━━━ The records
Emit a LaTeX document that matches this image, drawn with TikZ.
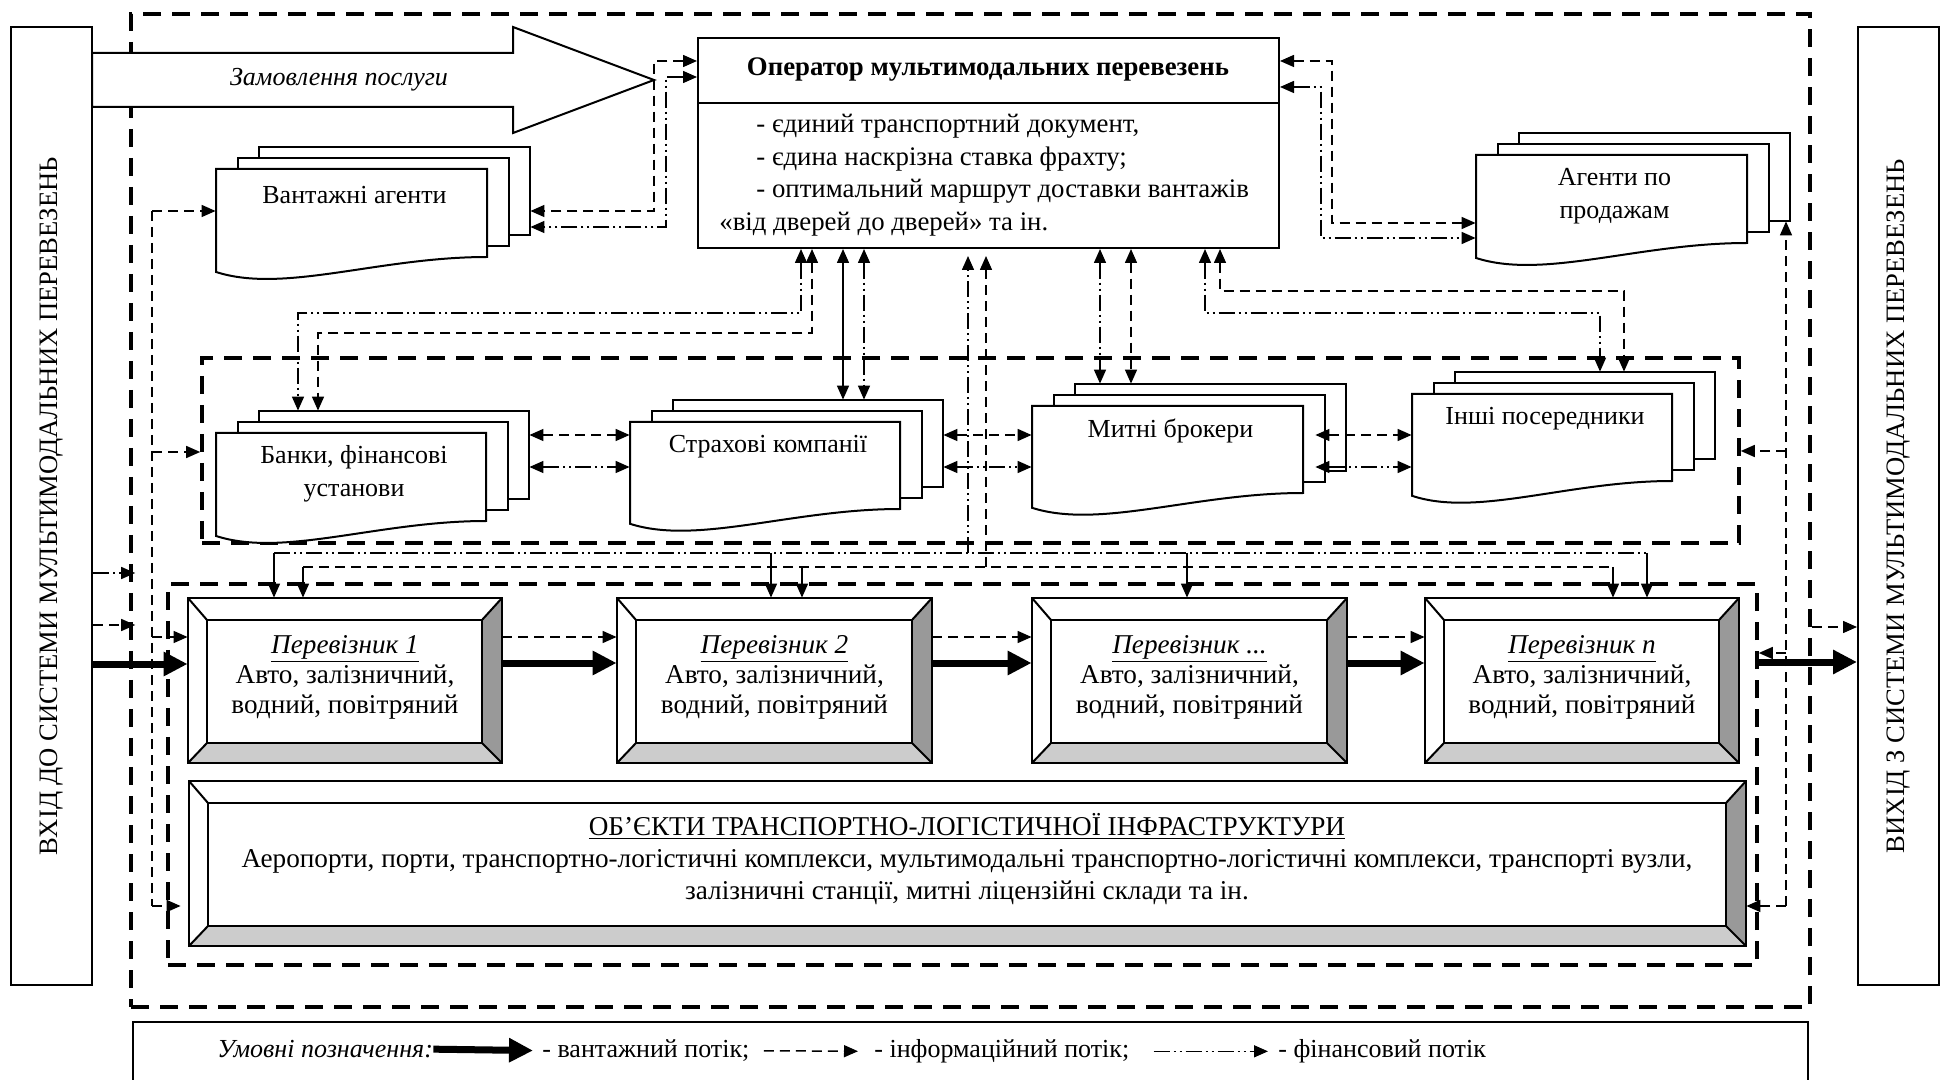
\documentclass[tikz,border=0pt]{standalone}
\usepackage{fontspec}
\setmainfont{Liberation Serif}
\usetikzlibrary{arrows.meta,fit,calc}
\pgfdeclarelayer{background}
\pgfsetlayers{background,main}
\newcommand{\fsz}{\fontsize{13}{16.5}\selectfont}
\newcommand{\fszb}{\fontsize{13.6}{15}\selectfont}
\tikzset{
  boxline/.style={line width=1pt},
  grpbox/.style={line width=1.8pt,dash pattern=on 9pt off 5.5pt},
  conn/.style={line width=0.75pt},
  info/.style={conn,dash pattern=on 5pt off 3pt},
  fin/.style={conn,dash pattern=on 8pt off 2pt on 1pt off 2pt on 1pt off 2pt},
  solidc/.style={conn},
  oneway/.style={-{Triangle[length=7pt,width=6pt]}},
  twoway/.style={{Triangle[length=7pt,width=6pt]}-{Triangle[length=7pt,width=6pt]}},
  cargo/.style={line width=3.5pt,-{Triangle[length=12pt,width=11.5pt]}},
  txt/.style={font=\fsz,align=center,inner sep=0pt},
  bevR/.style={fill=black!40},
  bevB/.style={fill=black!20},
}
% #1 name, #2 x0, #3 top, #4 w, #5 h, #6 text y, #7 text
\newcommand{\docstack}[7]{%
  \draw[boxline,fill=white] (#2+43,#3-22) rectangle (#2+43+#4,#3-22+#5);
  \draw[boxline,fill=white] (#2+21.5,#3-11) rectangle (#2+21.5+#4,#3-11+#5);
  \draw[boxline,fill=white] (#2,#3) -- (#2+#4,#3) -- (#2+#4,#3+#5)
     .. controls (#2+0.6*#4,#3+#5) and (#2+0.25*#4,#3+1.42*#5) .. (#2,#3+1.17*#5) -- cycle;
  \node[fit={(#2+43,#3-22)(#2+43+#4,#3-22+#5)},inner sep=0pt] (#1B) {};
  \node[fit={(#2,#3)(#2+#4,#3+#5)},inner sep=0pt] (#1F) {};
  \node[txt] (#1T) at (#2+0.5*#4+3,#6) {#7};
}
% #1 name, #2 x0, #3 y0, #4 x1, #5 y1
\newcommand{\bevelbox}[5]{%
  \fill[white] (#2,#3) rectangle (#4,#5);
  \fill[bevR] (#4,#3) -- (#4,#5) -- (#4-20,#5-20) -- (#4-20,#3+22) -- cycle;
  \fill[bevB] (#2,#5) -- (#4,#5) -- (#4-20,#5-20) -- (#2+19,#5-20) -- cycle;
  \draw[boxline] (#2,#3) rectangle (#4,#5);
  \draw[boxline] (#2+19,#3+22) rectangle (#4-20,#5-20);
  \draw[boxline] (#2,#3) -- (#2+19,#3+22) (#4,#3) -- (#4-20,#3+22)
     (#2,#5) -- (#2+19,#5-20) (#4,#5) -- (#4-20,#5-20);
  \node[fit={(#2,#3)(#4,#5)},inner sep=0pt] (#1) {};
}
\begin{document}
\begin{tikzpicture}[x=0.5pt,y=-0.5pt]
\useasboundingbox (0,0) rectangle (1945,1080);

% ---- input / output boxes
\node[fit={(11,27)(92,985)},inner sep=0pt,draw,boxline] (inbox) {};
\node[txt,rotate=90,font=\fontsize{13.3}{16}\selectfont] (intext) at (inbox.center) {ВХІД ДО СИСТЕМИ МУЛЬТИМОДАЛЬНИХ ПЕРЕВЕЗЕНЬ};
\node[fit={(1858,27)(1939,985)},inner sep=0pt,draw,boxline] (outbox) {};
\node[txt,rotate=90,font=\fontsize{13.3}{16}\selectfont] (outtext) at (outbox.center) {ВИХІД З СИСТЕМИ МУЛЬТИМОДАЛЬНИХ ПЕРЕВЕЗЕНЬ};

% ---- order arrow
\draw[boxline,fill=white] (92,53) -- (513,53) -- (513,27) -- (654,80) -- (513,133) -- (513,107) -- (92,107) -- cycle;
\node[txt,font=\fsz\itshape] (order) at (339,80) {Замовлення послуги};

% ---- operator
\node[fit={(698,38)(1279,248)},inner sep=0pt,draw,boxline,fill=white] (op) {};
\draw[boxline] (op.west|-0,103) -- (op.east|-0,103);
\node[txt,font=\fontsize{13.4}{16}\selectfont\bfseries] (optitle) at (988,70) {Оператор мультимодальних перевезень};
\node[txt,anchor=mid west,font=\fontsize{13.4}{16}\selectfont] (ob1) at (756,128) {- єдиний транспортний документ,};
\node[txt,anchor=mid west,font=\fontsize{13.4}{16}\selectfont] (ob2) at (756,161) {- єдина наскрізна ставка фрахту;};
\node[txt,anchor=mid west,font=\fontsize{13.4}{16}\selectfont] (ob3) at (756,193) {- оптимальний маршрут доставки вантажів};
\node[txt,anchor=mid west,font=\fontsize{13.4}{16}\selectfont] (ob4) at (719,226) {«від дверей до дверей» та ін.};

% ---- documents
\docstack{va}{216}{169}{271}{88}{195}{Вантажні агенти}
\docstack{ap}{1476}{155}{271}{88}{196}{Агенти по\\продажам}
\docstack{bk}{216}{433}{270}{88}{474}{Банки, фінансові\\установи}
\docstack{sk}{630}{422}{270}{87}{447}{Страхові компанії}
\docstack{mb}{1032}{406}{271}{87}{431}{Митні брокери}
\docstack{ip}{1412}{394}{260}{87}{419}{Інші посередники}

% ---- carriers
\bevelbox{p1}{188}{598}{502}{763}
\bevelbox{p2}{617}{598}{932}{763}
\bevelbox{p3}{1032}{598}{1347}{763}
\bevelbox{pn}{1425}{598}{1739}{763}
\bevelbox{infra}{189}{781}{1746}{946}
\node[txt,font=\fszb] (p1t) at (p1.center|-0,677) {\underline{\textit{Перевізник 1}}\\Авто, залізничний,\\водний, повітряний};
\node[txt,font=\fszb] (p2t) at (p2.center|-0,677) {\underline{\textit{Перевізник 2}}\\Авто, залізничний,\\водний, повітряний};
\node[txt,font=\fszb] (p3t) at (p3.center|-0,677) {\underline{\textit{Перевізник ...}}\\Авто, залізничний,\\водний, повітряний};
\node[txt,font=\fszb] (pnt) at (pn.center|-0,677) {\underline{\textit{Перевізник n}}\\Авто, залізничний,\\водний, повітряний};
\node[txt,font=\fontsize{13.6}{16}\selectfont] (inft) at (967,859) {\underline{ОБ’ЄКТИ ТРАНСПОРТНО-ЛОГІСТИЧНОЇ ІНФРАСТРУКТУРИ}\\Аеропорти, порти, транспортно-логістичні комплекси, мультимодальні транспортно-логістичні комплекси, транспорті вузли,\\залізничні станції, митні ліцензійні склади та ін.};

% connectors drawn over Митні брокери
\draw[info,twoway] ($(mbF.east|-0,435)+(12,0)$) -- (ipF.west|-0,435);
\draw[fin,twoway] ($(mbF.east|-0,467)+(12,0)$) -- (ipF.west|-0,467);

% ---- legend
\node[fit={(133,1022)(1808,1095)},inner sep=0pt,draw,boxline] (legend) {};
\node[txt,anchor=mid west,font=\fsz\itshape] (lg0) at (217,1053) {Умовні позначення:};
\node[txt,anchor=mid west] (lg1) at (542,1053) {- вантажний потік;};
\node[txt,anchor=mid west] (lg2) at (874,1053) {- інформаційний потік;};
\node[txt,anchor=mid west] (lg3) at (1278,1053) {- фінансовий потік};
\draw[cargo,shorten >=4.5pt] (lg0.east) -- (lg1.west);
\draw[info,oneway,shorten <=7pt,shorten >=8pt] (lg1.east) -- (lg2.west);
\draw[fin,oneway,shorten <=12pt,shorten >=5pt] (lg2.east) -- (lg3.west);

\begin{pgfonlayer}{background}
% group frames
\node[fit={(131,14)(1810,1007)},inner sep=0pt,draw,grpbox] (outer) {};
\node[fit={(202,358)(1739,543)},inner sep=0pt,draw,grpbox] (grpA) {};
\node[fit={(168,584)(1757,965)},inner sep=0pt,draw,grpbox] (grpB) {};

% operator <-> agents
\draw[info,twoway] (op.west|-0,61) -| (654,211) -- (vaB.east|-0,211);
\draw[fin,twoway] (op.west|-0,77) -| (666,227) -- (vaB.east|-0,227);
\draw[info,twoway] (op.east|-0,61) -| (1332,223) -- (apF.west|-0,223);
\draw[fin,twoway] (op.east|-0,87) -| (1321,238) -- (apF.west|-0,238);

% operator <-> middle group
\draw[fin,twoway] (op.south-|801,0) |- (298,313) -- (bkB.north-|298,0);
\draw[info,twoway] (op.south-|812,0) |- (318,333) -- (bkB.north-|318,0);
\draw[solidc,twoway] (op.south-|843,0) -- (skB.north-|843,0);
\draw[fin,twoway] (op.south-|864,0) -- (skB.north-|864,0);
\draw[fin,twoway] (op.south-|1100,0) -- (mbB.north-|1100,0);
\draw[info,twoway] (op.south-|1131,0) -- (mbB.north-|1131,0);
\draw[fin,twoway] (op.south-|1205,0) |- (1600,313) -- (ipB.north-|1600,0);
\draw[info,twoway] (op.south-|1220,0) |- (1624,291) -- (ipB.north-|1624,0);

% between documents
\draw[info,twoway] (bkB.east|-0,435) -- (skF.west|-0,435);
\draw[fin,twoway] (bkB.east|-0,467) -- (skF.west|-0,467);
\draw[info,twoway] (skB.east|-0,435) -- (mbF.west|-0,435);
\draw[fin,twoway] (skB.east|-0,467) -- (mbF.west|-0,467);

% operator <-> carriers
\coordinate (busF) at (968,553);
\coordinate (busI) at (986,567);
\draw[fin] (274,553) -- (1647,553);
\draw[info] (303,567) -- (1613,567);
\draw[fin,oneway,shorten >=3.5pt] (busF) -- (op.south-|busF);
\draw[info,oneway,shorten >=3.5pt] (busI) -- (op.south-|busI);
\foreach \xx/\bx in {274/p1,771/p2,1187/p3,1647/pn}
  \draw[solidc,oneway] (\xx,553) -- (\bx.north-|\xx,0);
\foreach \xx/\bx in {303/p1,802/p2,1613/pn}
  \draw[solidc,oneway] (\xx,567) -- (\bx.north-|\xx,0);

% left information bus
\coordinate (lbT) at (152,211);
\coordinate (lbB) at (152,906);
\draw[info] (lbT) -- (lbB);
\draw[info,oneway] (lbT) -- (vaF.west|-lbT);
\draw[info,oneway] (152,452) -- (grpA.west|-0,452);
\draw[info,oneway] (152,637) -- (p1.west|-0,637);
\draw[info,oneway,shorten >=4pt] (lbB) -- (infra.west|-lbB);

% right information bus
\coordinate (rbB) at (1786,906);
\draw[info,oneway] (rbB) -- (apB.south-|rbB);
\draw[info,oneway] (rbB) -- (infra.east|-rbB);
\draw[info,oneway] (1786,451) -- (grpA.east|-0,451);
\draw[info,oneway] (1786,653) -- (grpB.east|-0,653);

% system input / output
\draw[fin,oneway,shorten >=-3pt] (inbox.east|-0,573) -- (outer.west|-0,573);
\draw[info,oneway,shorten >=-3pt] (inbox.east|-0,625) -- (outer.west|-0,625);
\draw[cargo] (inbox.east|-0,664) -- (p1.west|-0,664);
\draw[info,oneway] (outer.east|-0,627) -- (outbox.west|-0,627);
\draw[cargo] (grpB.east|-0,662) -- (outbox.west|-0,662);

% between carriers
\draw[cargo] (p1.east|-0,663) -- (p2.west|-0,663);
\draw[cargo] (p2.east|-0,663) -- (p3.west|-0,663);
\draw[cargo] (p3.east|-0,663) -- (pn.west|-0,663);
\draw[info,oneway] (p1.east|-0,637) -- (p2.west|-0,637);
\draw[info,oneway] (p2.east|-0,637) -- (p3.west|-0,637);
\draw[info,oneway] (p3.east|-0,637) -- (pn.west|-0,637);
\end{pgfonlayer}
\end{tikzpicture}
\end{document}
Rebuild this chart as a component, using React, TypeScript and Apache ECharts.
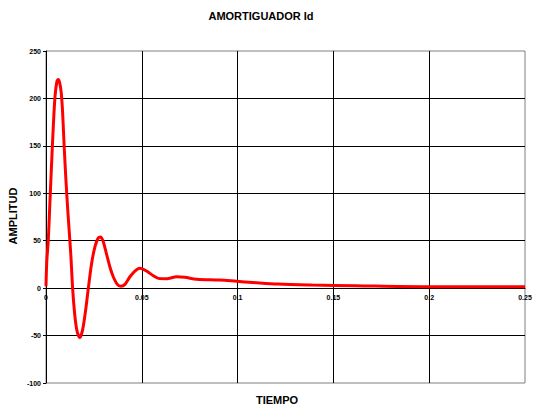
━━━━━━
What is being asked: How many lines of these entries hold the string "this"? Answer with the number alone.

Exercise response: 2